» WRITTEN REQUEST: Extract everything from the first line through the line with "Chart.defaults.color = '#000';", both ends included, except for any pictures.

» DATA PROVIDED:

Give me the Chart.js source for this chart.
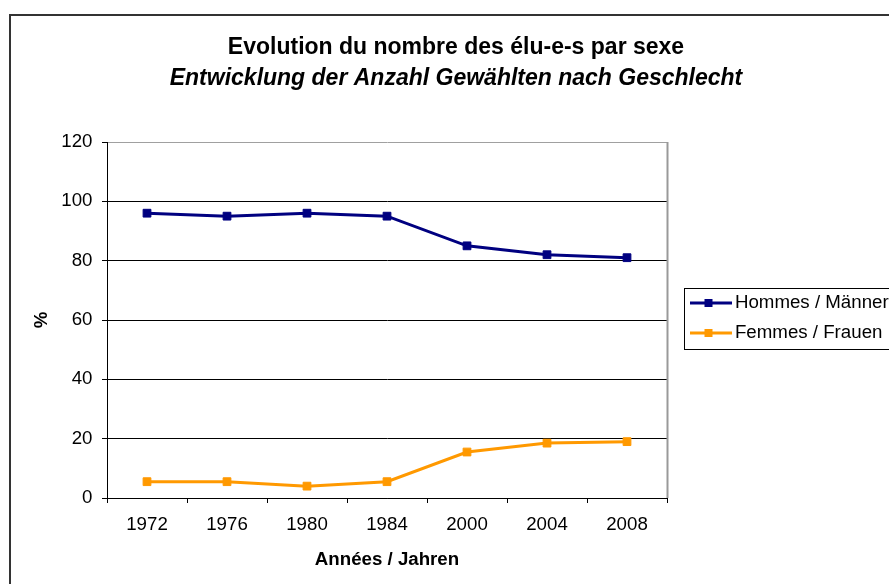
<!DOCTYPE html>
<html><head><meta charset="utf-8">
<script src="https://cdn.jsdelivr.net/npm/chart.js@4"></script>
<style>html,body{margin:0;padding:0;background:#fff;overflow:hidden;} canvas{display:block;}</style>
</head><body>
<canvas id="c" width="889" height="584"></canvas>
<script>
const categories = ['1972', '1976', '1980', '1984', '2000', '2004', '2008'];
const hommes = [96, 95, 96, 95, 85, 82, 81];
const femmes = [5.5, 5.5, 4, 5.5, 15.5, 18.5, 19];
const seriesNames = ['Hommes / Männer', 'Femmes / Frauen'];
const seriesColors = ['#000080', '#FF9900'];
const yMin = 0, yMax = 120, yStep = 20;
const titleText = 'Evolution du nombre des élu-e-s par sexe';
const subtitleText = 'Entwicklung der Anzahl Gewählten nach Geschlecht';
const xTitle = 'Années / Jahren';
const yTitle = '%';

const FONT = "'Liberation Sans', Arial, Helvetica, sans-serif";
Chart.defaults.font.family = FONT;
Chart.defaults.color = '#000';

function legendSample(color) {
  const c = document.createElement('canvas');
  c.width = 42; c.height = 10;
  const g = c.getContext('2d');
  g.strokeStyle = color; g.lineWidth = 3;
  g.beginPath(); g.moveTo(0, 5); g.lineTo(42, 5); g.stroke();
  g.fillStyle = color; g.fillRect(14.5, 1, 8, 8);
  return c;
}
const samples = seriesColors.map(legendSample);

const tweaks = {
  id: 'tweaks',
  afterLayout(chart) {
    chart.boxes.forEach(b => {
      if (b.options && typeof b.options.text === 'string' && b.options.position === 'top') {
        b.left = 23; b.right = 889; b.width = 866;
      }
    });
    const lg = chart.legend;
    if (lg) {
      lg.left = 685; lg.top = 282.3; lg.right = 1200; lg.bottom = 584;
      lg.width = lg.right - lg.left; lg.height = lg.bottom - lg.top;
    }
  },
  beforeDraw(chart) {
    const ctx = chart.ctx;
    ctx.save();
    ctx.strokeStyle = '#333'; ctx.lineWidth = 2;
    ctx.strokeRect(10, 15, 1000, 1000);
    ctx.restore();
  },
  beforeDatasetsDraw(chart) {
    const {ctx, chartArea: a} = chart;
    ctx.save();
    ctx.strokeStyle = '#999'; ctx.lineWidth = 2;
    ctx.beginPath(); ctx.moveTo(a.right + 0.5, a.top); ctx.lineTo(a.right + 0.5, a.bottom); ctx.stroke();
    ctx.restore();
  },
  afterDraw(chart) {
    const ctx = chart.ctx;
    ctx.save();
    ctx.strokeStyle = '#000'; ctx.lineWidth = 1;
    ctx.strokeRect(684.5, 288.5, 400, 61);
    ctx.restore();
  }
};

new Chart(document.getElementById('c'), {
  type: 'line',
  data: {
    labels: categories,
    datasets: [
      { label: seriesNames[0], data: hommes, borderColor: seriesColors[0], backgroundColor: seriesColors[0],
        borderWidth: 3, pointStyle: 'rect', pointRadius: 5.5, pointHoverRadius: 5.5, pointBorderWidth: 1,
        pointBackgroundColor: seriesColors[0], pointBorderColor: seriesColors[0], tension: 0, fill: false },
      { label: seriesNames[1], data: femmes, borderColor: seriesColors[1], backgroundColor: seriesColors[1],
        borderWidth: 3, pointStyle: 'rect', pointRadius: 5.5, pointHoverRadius: 5.5, pointBorderWidth: 1,
        pointBackgroundColor: seriesColors[1], pointBorderColor: seriesColors[1], tension: 0, fill: false }
    ]
  },
  options: {
    responsive: false,
    animation: false,
    devicePixelRatio: 1,
    layout: { padding: { top: 0, left: 10, right: 222, bottom: 13.12 } },
    plugins: {
      title: { display: true, text: titleText, color: '#000',
        font: { size: 23, weight: 'bold' }, padding: { top: 34, bottom: 0 } },
      subtitle: { display: true, text: subtitleText, color: '#000',
        font: { size: 23, weight: 'bold', style: 'italic' }, padding: { top: 3.1, bottom: 49.7 } },
      legend: {
        display: true, position: 'chartArea', align: 'start',
        labels: {
          usePointStyle: true, pointStyleWidth: 29.3, padding: 11.3, color: '#000',
          font: { size: 18.7 },
          generateLabels(chart) {
            const items = Chart.defaults.plugins.legend.labels.generateLabels(chart);
            items.forEach((it, i) => { it.pointStyle = samples[i]; });
            return items;
          }
        }
      },
      tooltip: { enabled: false }
    },
    scales: {
      x: {
        offset: true,
        grid: { display: true, offset: true, drawOnChartArea: false, drawTicks: true, tickLength: 5, color: '#000', lineWidth: 1 },
        border: { display: true, color: '#000', width: 1 },
        ticks: { font: { size: 18.7 }, padding: 10.5, color: '#000', maxRotation: 0, autoSkip: false },
        title: { display: true, text: xTitle, color: '#000', font: { size: 18.7, weight: 'bold' }, padding: { top: 2, bottom: 0 } }
      },
      y: {
        min: yMin, max: yMax,
        grid: { color: c => (c.tick && c.tick.value === yMax) ? '#a0a0a0' : '#000', tickColor: '#000', tickLength: 5, lineWidth: 1 },
        border: { display: true, color: '#000', width: 1 },
        ticks: { stepSize: yStep, font: { size: 18.7 }, padding: 9.5, color: '#000' },
        title: { display: true, text: yTitle, color: '#000', font: { size: 18.7, weight: 'bold' }, padding: { top: 20.8, bottom: 0 } },
        afterFit(scale) { scale.width = 97; }
      }
    }
  },
  plugins: [tweaks]
});
</script>
</body></html>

» ANSWER:
Give me the Chart.js source for this chart.
<!DOCTYPE html>
<html><head><meta charset="utf-8">
<script src="https://cdn.jsdelivr.net/npm/chart.js@4"></script>
<style>html,body{margin:0;padding:0;background:#fff;overflow:hidden;} canvas{display:block;}</style>
</head><body>
<canvas id="c" width="889" height="584"></canvas>
<script>
const categories = ['1972', '1976', '1980', '1984', '2000', '2004', '2008'];
const hommes = [96, 95, 96, 95, 85, 82, 81];
const femmes = [5.5, 5.5, 4, 5.5, 15.5, 18.5, 19];
const seriesNames = ['Hommes / Männer', 'Femmes / Frauen'];
const seriesColors = ['#000080', '#FF9900'];
const yMin = 0, yMax = 120, yStep = 20;
const titleText = 'Evolution du nombre des élu-e-s par sexe';
const subtitleText = 'Entwicklung der Anzahl Gewählten nach Geschlecht';
const xTitle = 'Années / Jahren';
const yTitle = '%';

const FONT = "'Liberation Sans', Arial, Helvetica, sans-serif";
Chart.defaults.font.family = FONT;
Chart.defaults.color = '#000';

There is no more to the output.